Только во втором десятилетии ХVII в. начинаются интенсивные поиски медных и серебряных руд, а также руд других металлов. Основными районами поисково-разведочных работ становятся Урал и Сибирь. Так, в фонде Сибирского приказа сохранились некоторые дела об организации специальных экспедиций для поиска серебряных руд на Урале и в Восточной Сибири [36]. В 1617 г. в 13 км к северу от Соликамска, в Григоровой горе на Каме близ устья р. Камгорки, были открыты медные руды, на базе которых в 1630-х годах был построен первый в Московском государстве Пыскорский медеплавильный завод, действовавший до 1666 г. [37].

Особое внимание московское правительство уделяло поискам серебряной руды. В XVII в. известно более десятка поисково-разведочных партий, целью которых был поиск серебряной руды [38]. Укажем лишь наиболее крупные из них. В 1627–1630 гг. на р. Тунгуску в Восточной Сибири была направлена “серебряная” экспедиция Я. Хрипунова, бывшего до этого енисейским воеводой, которая окончилась неудачей [39]. Много сил и средств было затрачено на поиски серебряной руды в Уральских горах. Наиболее интересна и показательна в этом отношении экспедиция под руководством думного дворянина Я.Т. Хитрово, которая вела поиски руды в окрестностях Катайского острога в бассейне р. Исеть. Экспедиция была организована Тайным приказом [40]. В ней было задействовано более 500 человек, для которых на р. Исеть, недалеко от Катайского острога, был построен городок. Поиски серебряной руды проводились летом и осенью 1672 г. Но и здесь результаты были неутешительными [41]. Как отмечает Е.В. Ястребов, после прекращения этих работ “Хитрово “с товарищи” отправился искать руду в тобольские степи, а затем в Кузнецкий острог и в Томский у.”, так как перед отъездом на Урал, он получил указание искать серебряную руду не только на р. Исеть, но и в других местах, о которых ему станет известно, “но и там она не была найдена” [42]. В известных нам документах о поисках серебряной руды экспедицией Хитрово в Притомье сведений нет. Известно лишь, что в 1671–1672 гг. тобольские воеводы узнали, что выше Кузнецка по р. Томи имеется слюда, которую “привозят... в Кузнецкой колмыки”, да “в деревнях всяких чинов людей в десяти верстах камень хрусталь”. Кроме того, в этой же отписке томского воеводы князя Д.А. Барятинского говорится, что “во 180 (1671/72) году приехал с Москвы кузнецкой же казак Мишка Попов и в Кузнецком сказал: возил де он, Мишка, из-за Телеского озера к Москве серебреной руды, и по опыту, в плавке, из той руды было серебро.... И присланы из Тоболска в Кузнецкой для подлинного проведыванья в те места тоболские сын боярской Сава Жемотин да подьячей Иван Лосев” [43]. Однако в виду того, что тобольские посланцы прибыли в Кузнецк без ведома томского воеводы как главы Томского разряда, в ведении которого находился Кузнецкий острог, то Д.А. Барятинский запретил кузнецкому воеводе Г. Волкову оказывать какое-либо содействие Жемотину и Лосеву [44].

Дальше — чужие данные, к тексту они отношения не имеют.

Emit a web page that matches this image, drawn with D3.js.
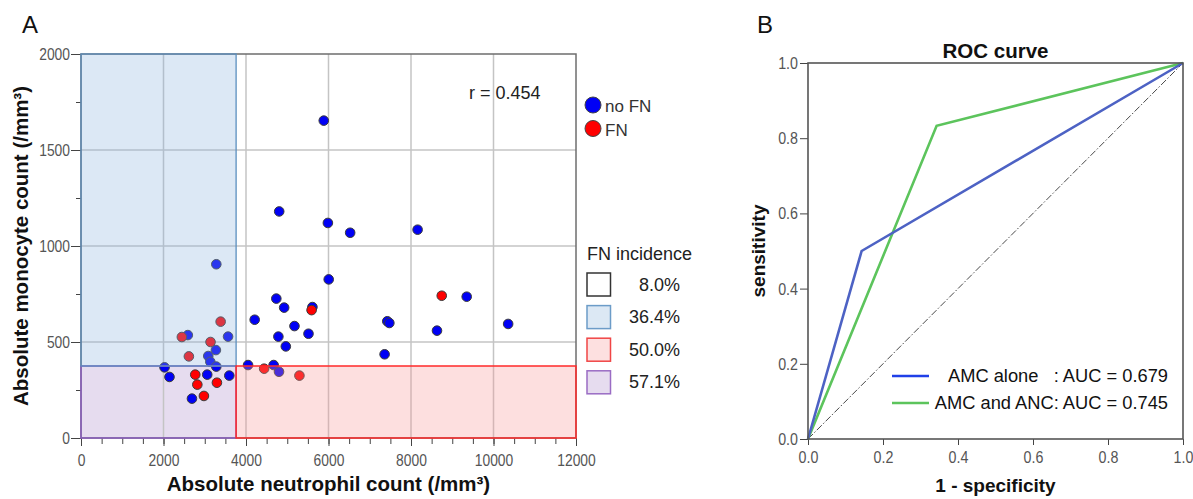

После неудачи экспедиции Я.Т. Хитрово поиски серебряной руды переместились в Восточную Сибирь, где на рубеже 70–80-х годов были открыты серебряные руды на р. Аргунь и ее притокам, в районе Нерчинского острога. Их разработка началась только в начале XVIII в., что объяснялось сложной политической обстановкой в этом регионе, а также отсутствием необходимых специалистов [45].

Стоит упомянуть также и попытку наладить ввоз в Россию серебра из Китая в обмен на русские товары. Эта идея возникла в московских правительственных кругах в связи с отправкой в Пекин русского посольства во главе с переводчиком Посольского приказа Н.Г. Спафарием. Одним из пунктов наказа, полученного Спафарием в Посольском приказе, был пункт “о присылке в обмен на русские товары серебра” [46], “пуд по тысяче, по две, по три и больше” [47]. Однако цинское правительство Китая отказалось удовлетворить эту просьбу [48]. Отказ не обескуражил Москву. Эта идея, не реализованная при посольстве Спафария, не была забыта. К ней вернулись через десять лет при отправке в 1686 г. посольства Ф.А. Головина для урегулирования русско-китайского пограничного конфликта в районе Албазинского острога [49]. По мнению правительства “и цинские послы и отдельно торговые люди могли бы доставлять в Москву более 3 тыс. пудов серебра, которое казна обязывалась принимать “по настоящей цене”” [50]. И в этом случае Китай отказался удовлетворить просьбу русского правительства.

В свете всего вышеизложенного уже не будет казаться странным факт отправки в совершенно необжитые места, где еще не было ни одного русского поселения, горнорудной экспедиции с целью заведения здесь сереброплавильного промысла.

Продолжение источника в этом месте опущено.